METHODS

Tally facilitates the quantification of a Life Cycle Assessment of building materials for whole building analysis as well as comparative analyses of design options. The object of study may represent the complete architectural, structural, and finish systems of a building or a subset of those systems. It may be used to compare the relative contributions of building systems to environmental impacts and for comparative study of one or more reference buildings.

Functional Unit and Reference Flow

The functional unit of the study is the usable floor space of the building or buildings under study. The reference flow is the amount of material required to produce a building designed according to the given goal and scope of the assessment, over the full life of that building. For comparative studies and benchmarking, it is the responsibility of the modeler to ensure that reference buildings are functionally equivalent in terms of scope, size, and relevant performance. The expected life of the building is also set by the model author. The default life span of a building is 60 years.

System Boundaries and Delimitations

The analysis accounts for the full cradle-to-grave life cycle of the design options studied, including material manufacturing, maintenance and replacement, eventual end-of-life, and the materials and energy used across all life cycle stages. Optionally, the construction impacts and operational energy of the building can be included within the scope.

Architectural materials and assemblies include all materials required for the product’s manufacturing and use including hardware, sealants, adhesives, coatings, and finishing. The materials are included up to a 1% cut-off factor by mass with the exception of known materials that have high environmental impacts at low levels. In these cases, a 1% cut-off was implemented by impact.

Manufacturing [EN 15804 A1-A3] includes processes wherever possible. This includes raw material extraction and processing, intermediate transportation, and final manufacturing and assembly. The manufacturing scope is listed for each entry, detailing any specific inclusions or exclusions that fall outside of the cradle-to-gate scope. Infrastructure (buildings and machinery) required for the manufacturing and assembly of building materials are not included and are considered outside the scope of assessment.
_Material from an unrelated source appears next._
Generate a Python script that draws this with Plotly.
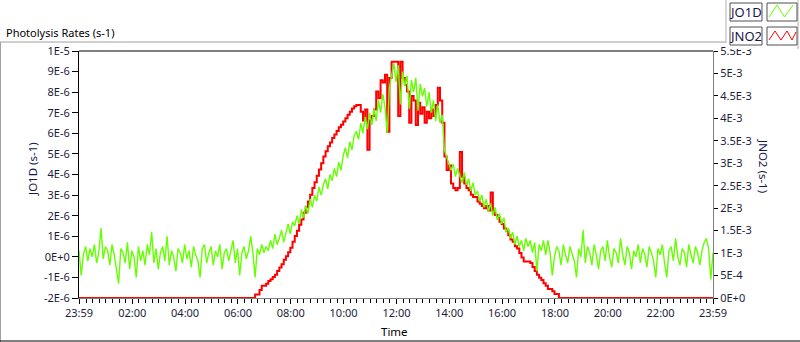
import plotly.graph_objects as go

# ---------------- data ----------------
# samples every 5 minutes, from 23:59 (previous day) to 23:59
START_H = -1 / 60
STEP_H = 5 / 60

# JO1D in units of 1E-6 s-1, one row per hour (12 samples)
JO1D_E6 = [
    0.3, -0.9, 0.1, 0.5, -0.2, 0.4, 0.0, 0.6, -0.3, 0.2, 1.4, -0.1,
    0.5, 0.3, -0.4, 0.6, 0.1, -0.5, -1.3, 0.4, 0.2, -0.3, 0.7, -0.6,
    0.3, 0.0, -1.0, 0.5, -0.2, 0.3, -0.4, 0.6, 0.1, 1.2, -0.3, 0.4,
    -0.6, 0.2, 0.5, -0.2, 1.0, -0.4, 0.3, 0.0, -0.7, 0.4, 0.2, -0.3,
    0.6, -0.1, 0.3, -0.5, 0.5, 0.1, -0.2, -1.0, 0.4, 0.6, -0.3, 0.2,
    0.5, -0.4, 0.3, 0.0, 0.6, -0.6, 0.2, 0.4, -0.2, 0.3, 0.8, -0.3,
    0.4, -0.9, 0.2, 0.5, -0.1, 0.3, 1.0, 0.2, -1.0, 0.4, 0.1, 0.6,
    0.2, 0.5, 0.3, 0.8, 0.4, 1.1, 0.6, 0.9, 1.3, 0.7, 1.2, 1.6,
    1.1, 1.7, 1.5, 2.0, 1.6, 2.3, 1.9, 2.5, 2.1, 2.8, 2.4, 3.0,
    2.7, 3.4, 3.0, 3.5, 3.8, 3.3, 4.0, 3.7, 4.3, 3.9, 4.6, 4.2,
    4.9, 5.3, 4.8, 5.6, 5.2, 5.9, 6.1, 5.7, 6.5, 6.0, 6.8, 6.2,
    7.0, 6.4, 7.2, 6.6, 7.6, 7.0, 7.9, 7.3, 6.0, 8.2, 8.8, 9.4,
    8.5, 9.3, 7.4, 9.0, 8.3, 8.8, 7.2, 8.6, 8.0, 8.7, 7.1, 8.4,
    7.8, 8.2, 7.3, 8.0, 7.0, 7.6, 6.6, 7.4, 6.5, 6.9, 5.2, 4.9,
    4.6, 4.2, 4.5, 3.9, 4.3, 4.0, 3.6, 4.1, 3.5, 3.8, 3.2, 3.6,
    3.0, 3.2, 2.7, 3.0, 2.4, 2.8, 2.2, 2.6, 2.0, 2.4, 1.8, 2.1,
    1.6, 1.9, 1.2, 1.4, 0.9, 1.2, 0.6, 1.0, 0.5, 0.8, 0.3, 0.9,
    0.5, 0.8, 0.2, 0.7, -0.7, 0.6, 0.3, 0.8, 0.1, 0.8, 0.2, -0.9,
    0.0, 0.5, 0.3, -0.4, 0.6, 0.1, -0.3, 0.5, 0.2, -0.2, -1.0, 0.4,
    0.0, 1.3, -0.3, 0.5, 0.2, -0.4, 0.6, 0.1, -0.6, 0.3, 0.5, -0.2,
    0.8, 0.0, -0.5, 0.4, 0.2, -0.3, 0.9, 0.1, -0.4, 0.5, 0.2, -0.6,
    0.3, 0.0, 0.6, -0.3, 0.4, 0.1, -0.5, 0.5, 0.2, -0.2, -1.0, 0.4,
    0.1, 0.6, -0.3, -1.0, 0.3, 0.5, -0.2, 0.9, 0.0, -0.4, 0.4, 0.2,
    -0.5, 0.6, 0.1, -0.3, 0.5, 0.2, -0.4, 0.3, 0.7, 0.9, 0.4, -1.1,
    0.2,
]

# JNO2 in units of 1E-3 s-1, one row per hour (12 samples)
JNO2_E3 = [
    0, 0, 0, 0, 0, 0, 0, 0, 0, 0, 0, 0,
    0, 0, 0, 0, 0, 0, 0, 0, 0, 0, 0, 0,
    0, 0, 0, 0, 0, 0, 0, 0, 0, 0, 0, 0,
    0, 0, 0, 0, 0, 0, 0, 0, 0, 0, 0, 0,
    0, 0, 0, 0, 0, 0, 0, 0, 0, 0, 0, 0,
    0, 0, 0, 0, 0, 0, 0, 0, 0, 0, 0, 0,
    0, 0, 0, 0, 0, 0, 0, 0, 0.08, 0.08, 0.18, 0.27,
    0.27, 0.32, 0.38, 0.42, 0.47, 0.52, 0.60, 0.68, 0.75, 0.85, 0.93, 1.02,
    1.12, 1.25, 1.38, 1.50, 1.63, 1.75, 1.90, 2.02, 2.15, 2.30, 2.45, 2.58,
    2.72, 2.86, 3.00, 3.15, 3.27, 3.38, 3.46, 3.56, 3.64, 3.72, 3.80, 3.86,
    3.93, 4.00, 4.08, 4.15, 4.22, 4.27, 4.30, 4.30, 4.15, 3.95, 4.20, 3.30,
    3.95, 4.05, 4.20, 4.60, 4.45, 4.85, 4.80, 4.97, 3.70, 4.90, 5.26, 5.26,
    5.26, 4.05, 5.26, 4.90, 4.75, 4.60, 3.90, 4.50, 4.40, 3.85, 4.35, 4.10,
    4.25, 3.90, 4.15, 4.00, 4.20, 4.05, 4.30, 4.68, 4.40, 3.90, 3.15, 2.85,
    2.95, 2.55, 2.45, 2.40, 2.45, 3.25, 2.70, 2.55, 2.45, 2.40, 2.30, 2.25,
    2.25, 2.15, 2.10, 2.05, 2.00, 2.05, 1.95, 2.35, 1.95, 1.85, 1.80, 1.70,
    1.65, 1.55, 1.50, 1.40, 1.30, 1.25, 1.15, 1.10, 1.00, 0.90, 0.81, 0.81,
    0.81, 0.78, 0.69, 0.60, 0.52, 0.45, 0.40, 0.33, 0.27, 0.20, 0.20, 0.15,
    0.09, 0.09, 0, 0, 0, 0, 0, 0, 0, 0, 0, 0,
    0, 0, 0, 0, 0, 0, 0, 0, 0, 0, 0, 0,
    0, 0, 0, 0, 0, 0, 0, 0, 0, 0, 0, 0,
    0, 0, 0, 0, 0, 0, 0, 0, 0, 0, 0, 0,
    0, 0, 0, 0, 0, 0, 0, 0, 0, 0, 0, 0,
    0, 0, 0, 0, 0, 0, 0, 0, 0, 0, 0, 0,
    0,
]

X_TICK_VALUES_H = [-1 / 60, 2, 4, 6, 8, 10, 12, 14, 16, 18, 20, 22, 23 + 59 / 60]
X_TICK_LABELS = ["23:59", "02:00", "04:00", "06:00", "08:00", "10:00", "12:00",
                 "14:00", "16:00", "18:00", "20:00", "22:00", "23:59"]

JO1D_TICK_VALUES = [-2e-6, -1e-6, 0.0, 1e-6, 2e-6, 3e-6, 4e-6, 5e-6, 6e-6,
                    7e-6, 8e-6, 9e-6, 1e-5]
JO1D_TICK_LABELS = ["-2E-6", "-1E-6", "0E+0", "1E-6", "2E-6", "3E-6", "4E-6",
                    "5E-6", "6E-6", "7E-6", "8E-6", "9E-6", "1E-5"]

JNO2_TICK_VALUES = [0.0, 5e-4, 1e-3, 1.5e-3, 2e-3, 2.5e-3, 3e-3, 3.5e-3,
                    4e-3, 4.5e-3, 5e-3, 5.5e-3]
JNO2_TICK_LABELS = ["0E+0", "5E-4", "1E-3", "1.5E-3", "2E-3", "2.5E-3",
                    "3E-3", "3.5E-3", "4E-3", "4.5E-3", "5E-3", "5.5E-3"]

# ---------------- derived ----------------
times_h = [START_H + i * STEP_H for i in range(len(JO1D_E6))]
jo1d = [v * 1e-6 for v in JO1D_E6]
jno2 = [v * 1e-3 for v in JNO2_E3]

# ---------------- layout geometry (pixels) ----------------
W, H = 800, 342
PL, PR, PT, PB = 79, 713, 51, 298


def px(x):
    return (x - PL) / (PR - PL)


def py(y):
    return (PB - y) / (PB - PT)


FONT = "Noto Sans"
TICK_COLOR = "#1c1c3c"
LABEL_COLOR = "#16164a"

fig = go.Figure()
fig.add_trace(go.Scatter(x=times_h, y=jno2, mode="lines", name="JNO2",
                         line=dict(color="#ff0000", width=2, shape="hv"),
                         yaxis="y"))
fig.add_trace(go.Scatter(x=times_h, y=jo1d, mode="lines", name="JO1D",
                         line=dict(color="#66ff00", width=1.4),
                         yaxis="y2"))

shapes = []


def seg(x0, y0, x1, y1, color, width=1):
    shapes.append(dict(type="line", xref="paper", yref="paper",
                       x0=px(x0), y0=py(y0), x1=px(x1), y1=py(y1),
                       line=dict(color=color, width=width), layer="above"))


def rect(x0, y0, x1, y1, color, fill=None, width=1):
    shapes.append(dict(type="rect", xref="paper", yref="paper",
                       x0=px(x0), y0=py(y0), x1=px(x1), y1=py(y1),
                       line=dict(color=color, width=width),
                       fillcolor=fill if fill else "rgba(0,0,0,0)",
                       layer="above"))


def path(points, color):
    d = "M " + " L ".join(f"{px(a):.5f},{py(b):.5f}" for a, b in points)
    shapes.append(dict(type="path", xref="paper", yref="paper", path=d,
                       line=dict(color=color, width=1), layer="above"))


# legend panel (covers the top of the right-axis label)
shapes.append(dict(type="rect", xref="paper", yref="paper",
                   x0=px(726), y0=py(49), x1=px(800), y1=py(0),
                   line=dict(width=0), fillcolor="white", layer="above"))
# outer frame
seg(0, 42, 726, 42, "#a0a0a0")
seg(726, 0, 726, 43, "#b0b0b0")
seg(798, 0, 798, 49, "#b0b0b0")
seg(0.5, 42, 0.5, 342, "#a0a0a0")
seg(0, 341, 800, 341, "#000000")
# plot frame top
seg(PL, PT, PR, PT, "#000000")
# legend boxes
rect(730, 3, 762, 21, "#505050")
rect(767, 3, 797, 21, "#505050")
rect(730, 27, 762, 45, "#505050")
rect(767, 27, 797, 45, "#505050")
path([(769, 17), (777, 5), (784.5, 17), (793, 5)], "#66ff00")
path([(769, 40), (775, 31), (781, 40), (787, 31), (792, 40), (796, 32)], "#ff0000")

annotations = [
    dict(text="Photolysis Rates (s-1)", x=px(4), y=py(32.5), xanchor="left",
         yanchor="middle", font=dict(size=11, color="#000000", family=FONT)),
    dict(text="Time", x=px(394), y=py(331), xanchor="center", yanchor="middle",
         font=dict(size=11.5, color="#000000", family=FONT)),
    dict(text="JO1D (s-1)", x=px(32), y=py(169), xanchor="center",
         yanchor="middle", textangle=-90,
         font=dict(size=11.5, color=LABEL_COLOR, family=FONT)),
    dict(text="JNO2 (s-1)", x=px(764), y=py(166), xanchor="center",
         yanchor="middle", textangle=90,
         font=dict(size=11.5, color=LABEL_COLOR, family=FONT)),
    dict(text="JO1D", x=px(746), y=py(12), xanchor="center", yanchor="middle",
         font=dict(size=13, color=LABEL_COLOR, family=FONT)),
    dict(text="JNO2", x=px(746), y=py(36), xanchor="center", yanchor="middle",
         font=dict(size=13, color=LABEL_COLOR, family=FONT)),
]
for a in annotations:
    a.update(xref="paper", yref="paper", showarrow=False)

tickfont = dict(size=11, color=TICK_COLOR, family=FONT)

fig.update_layout(
    width=W, height=H,
    margin=dict(l=PL, r=W - PR, t=PT, b=H - PB, pad=0),
    paper_bgcolor="white", plot_bgcolor="white",
    showlegend=False,
    xaxis=dict(range=[X_TICK_VALUES_H[0], X_TICK_VALUES_H[-1]],
               tickvals=X_TICK_VALUES_H, ticktext=X_TICK_LABELS,
               ticks="outside", ticklen=5, tickcolor="#000000", tickwidth=1,
               minor=dict(dtick=0.25, tick0=0, ticks="outside", ticklen=4,
                          tickcolor="#000000", tickwidth=1),
               showline=True, linecolor="#808080", linewidth=1,
               showgrid=False, zeroline=False, tickfont=tickfont),
    yaxis=dict(range=[0, 5.5e-3], side="right",
               tickvals=JNO2_TICK_VALUES, ticktext=JNO2_TICK_LABELS,
               ticks="outside", ticklen=4, tickcolor="#000000",
               showline=True, linecolor="#808080", linewidth=1,
               showgrid=False, zeroline=False, tickfont=tickfont),
    yaxis2=dict(range=[-2e-6, 1e-5], side="left", overlaying="y",
                tickvals=JO1D_TICK_VALUES, ticktext=JO1D_TICK_LABELS,
                ticks="outside", ticklen=6, tickcolor="#000000",
                showline=True, linecolor="#000000", linewidth=1,
                showgrid=False, zeroline=False, tickfont=tickfont),
    shapes=shapes,
    annotations=annotations,
)

fig.write_html(
    "out.html",
    config={"displayModeBar": False, "staticPlot": True},
    post_script="document.body.style.margin='0';document.body.style.overflow='hidden';",
)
Transportation [EN 15804 A4] between the manufacturer and building site is included separately and can be modified by the practitioner. Transportation at the product’s end-of-life is excluded from this study.

Construction [EN 15804 A4] is based on the anticipated or measured energy and water consumed during the construction of the building.

Maintenance and replacement [EN 15804 B2-B5] encompasses the replacement of materials in accordance with the expected service life. This includes the end-of-life treatment of the existing products [EN 15804 C2-C4], transportation to site, and cradle-to-gate manufacturing of the replacement products. The service life is specified separately for each product.

Operational energy treatment [EN 15804 B6] is based on the anticipated energy consumed at the building site over the lifetime of the building. Each associated dataset includes relevant upstream impacts associated with extraction of energy resources (such as coal or crude oil), including refining, combustion, transmission, losses, and other associated factors.

End-of-life treatment [EN 15804 C2-C4] is based on average US construction and demolition waste treatment methods and rates. This includes the relevant material collection rates for recycling, processing requirements for recycled materials, incineration rates, and landfilling rates. Along with processing requirements, the recycling of materials is modeled using an avoided burden approach, where the burden of primary material production is allocated to the subsequent life cycle based on the quantity of recovered secondary material. Incineration of materials includes credit for average US energy recovery rates. The impacts associated with landfilling are based on average material properties, such as plastic waste, biodegradable waste, or inert material. Specific end-of-life scenarios are detailed for each entry.

Data Source and Quality

Tally utilizes a custom-designed LCA database developed in collaboration between KT Innovations and thinkstep (formerly PE International). It combines material attributes, assembly details, and engineering and architectural specifications with environmental impact data. LCA modeling was conducted in GaBi 6 using GaBi databases and in accordance with GaBi database and modeling principles.

Geography and date: The data used are intended to represent the United States region and the year 2013. Where representative data were unavailable, proxy data were used. The datasets used, their geographic region, and year of reference are listed for each entry. An effort was made to choose proxy datasets that are technologically consistent with the relevant entry.

Uncertainty: Uncertainty in results can stem from both the data used and the application of the data. Data quality is judged by its precision (measured, calculated, or estimated), completeness (e.g., unreported emissions), consistency (degree of uniformity of the methodology applied on a study serving as a data source), and representativeness (geographical, temporal, and technological).

The LCI data sets from the GaBi LCI databases are widely distributed and used with the GaBi 6 Software. The datasets have been used in LCA models worldwide in industrial and scientific applications, both as internal and critically reviewed and published studies. In the process of providing these datasets, they are cross-checked with other databases and values from industry and science. The application of datasets to model each entry is based on technological, geographical, and temporal representativeness. The uncertainty introduced by the use of proxy data is reduced by using technologically, geographically, and/or temporally similar data.

It is the responsibility of the user to apply the predefined material entries appropriately to the building under study. An effort should be made to utilize entries that are technologically similar to the material being modeled.

Tally methodology is consistent with LCA standards ISO 14040-14044.